Eliminating The ELB To Get To 1M Read QPS
We could achieve 644K read-throughput by scaling up the TCP ELB. Scaling up the QPS further using TCP ELB was challenging. We accessed TiDB through its ClusterIP service to push the benchmark further. We deployed our Sysbench tool bundled with our custom scripts on the same K8s cluster on which TiDB ran (but in a different namespace) to access this service.
We deployed 10 Sysbench pods, each with 24 vCPU and 64GB RAM. When we ran the read benchmark with 210 concurrency on each sysbench client pod, we could achieve 1.02 million read QPS with 5.47ms P99 latency and 3.75ms P95 latency.
Later, the K8s platform team addressed the PPS limitations by dedicating 16 cores for packet handling. With this added change and other improvements discussed so far, we could achieve 1.07 million read QPS with 7.43ms P99 latency and 4.82ms P95 latency.
- These benchmarks demonstrate that TiDB can scale to meet the performance requirements of high throughput, low latency hot stores. They go beyond the requirements of the service and demonstrate that TiDB can deliver a very high consistent read throughput of 1 Million+ QPS with a latency of ~5ms (P95).
- Whereas a high read QPS is also achievable by scaling MySQL with additional read replicas, it is qualitatively different. MySQL read replicas serve eventually consistent reads, whereas the TiDB benchmark was for consistent reads.
- The benchmarks also demonstrate that TiDB can deliver very high write throughputs of 100K+ QPS with a latency of 6.1ms (P95).
- It should be noted that these performance levels were achieved using real queries on a copy of the real data, with the real schema, including the secondary indexes. Specifically, the main entity table has 1 unique secondary index and 13 non-unique secondary indexes, of which 3 are on timestamps and prone to hot-spotting.

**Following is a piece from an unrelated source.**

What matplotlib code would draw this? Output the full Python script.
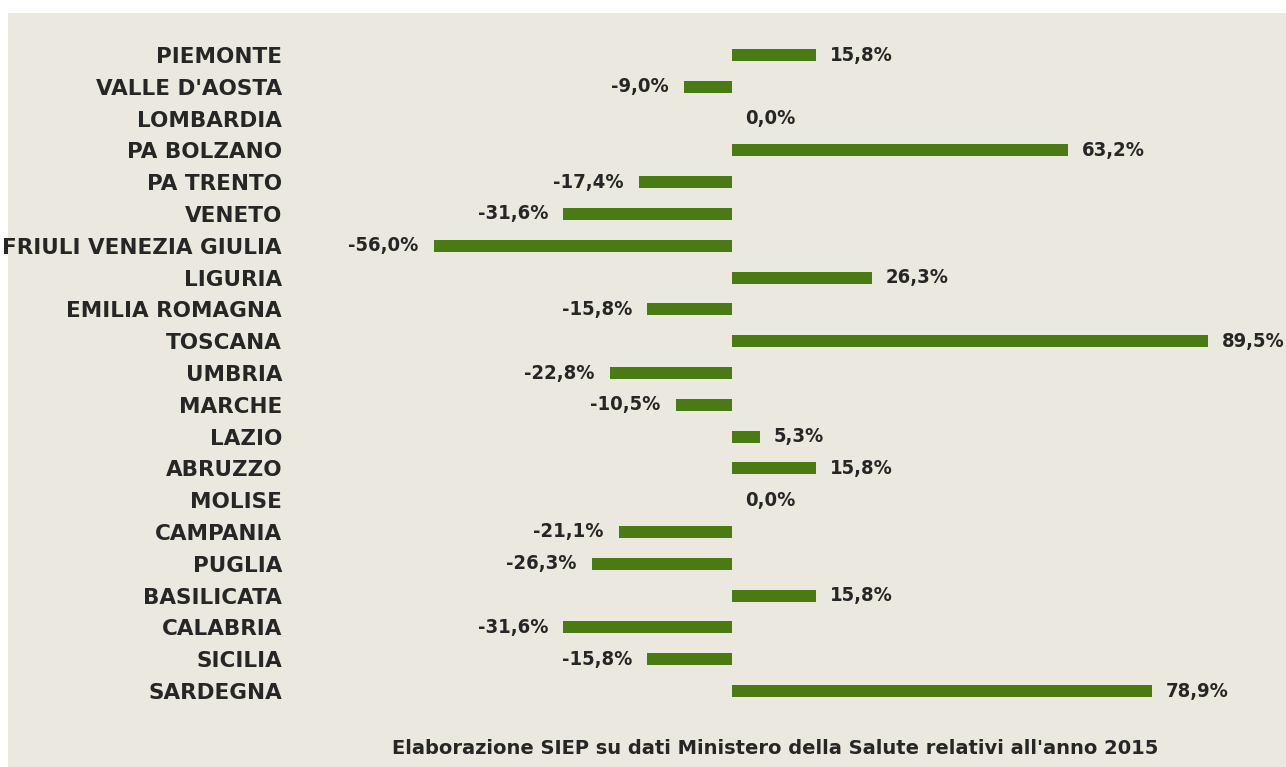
import matplotlib
matplotlib.use("Agg")
import matplotlib.pyplot as plt
from matplotlib.patches import Rectangle

regions = [
    "PIEMONTE", "VALLE D'AOSTA", "LOMBARDIA", "PA BOLZANO", "PA TRENTO",
    "VENETO", "FRIULI VENEZIA GIULIA", "LIGURIA", "EMILIA ROMAGNA", "TOSCANA",
    "UMBRIA", "MARCHE", "LAZIO", "ABRUZZO", "MOLISE", "CAMPANIA", "PUGLIA",
    "BASILICATA", "CALABRIA", "SICILIA", "SARDEGNA",
]
values = [
    15.8, -9.0, 0.0, 63.2, -17.4, -31.6, -56.0, 26.3, -15.8, 89.5,
    -22.8, -10.5, 5.3, 15.8, 0.0, -21.1, -26.3, 15.8, -31.6, -15.8, 78.9,
]
caption = "Elaborazione SIEP su dati Ministero della Salute relativi all'anno 2015"

W, H = 1286, 767
bg = "#ebe8df"
green = "#4a7a14"
txt = "#262626"

fig = plt.figure(figsize=(W / 100, H / 100), dpi=100)
fig.patch.set_facecolor("white")
fig.patches.append(Rectangle((8 / W, 0), 1 - 8 / W, (H - 13) / H,
                             transform=fig.transFigure, facecolor=bg,
                             edgecolor="none", zorder=-10))

# axes placed so zero sits near x=732 px, rows from y=55 to y=691 px
x0, x1 = 433.5, 1208.0
y_top, y_bot = 39.1, 706.9
ax = fig.add_axes([x0 / W, (H - y_bot) / H, (x1 - x0) / W, (y_bot - y_top) / H])
ax.set_facecolor("none")
ax.set_zorder(5)

pos = list(range(len(regions)))
ax.barh(pos, values, height=0.38, color=green, zorder=2)
ax.set_xlim(-56, 89.5)
ax.set_ylim(len(regions) - 0.5, -0.5)

ax.set_yticks(pos)
ax.set_yticklabels(regions, fontsize=15.5, fontweight="bold", color=txt)
ax.tick_params(axis="y", length=0, pad=109)
ax.set_xticks([])
for s in ax.spines.values():
    s.set_visible(False)

for p, v in zip(pos, values):
    lab = f"{v:.1f}%".replace(".", ",")
    off, ha = (-11, "right") if v < 0 else (10, "left")
    ax.annotate(lab, (v, p), xytext=(off, 0), textcoords="offset points",
                ha=ha, va="center", fontsize=14.5, fontweight="bold",
                color=txt, fontstretch="condensed")

fig.text(775 / W, 1 - 748 / H, caption, ha="center", va="center",
         fontsize=14, fontweight="bold", color=txt)

fig.savefig("out.png", dpi=100)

- It was not a part of this benchmarking exercise to scientifically quantify the horizontal scalability aspect of TiDB (we intend to take that up as a future exercise). However, our experience in getting to these throughputs validates that TiDB is horizontally scalable. Given more resources, we can deploy larger clusters of TiDB, which can deliver far higher throughputs.
- The ability to generate enough load for 1M+ QPS itself is a challenge — we had to go beyond the existing tools used for regular NFR exercises.
- The journey to 1M+ throughput with low latency uncovered bottlenecks and also led to improvements in various parts of the stack -the DB, the ELB, and network processing in the K8s nodes. Thanks to all the help and support of multiple teams that made it happen.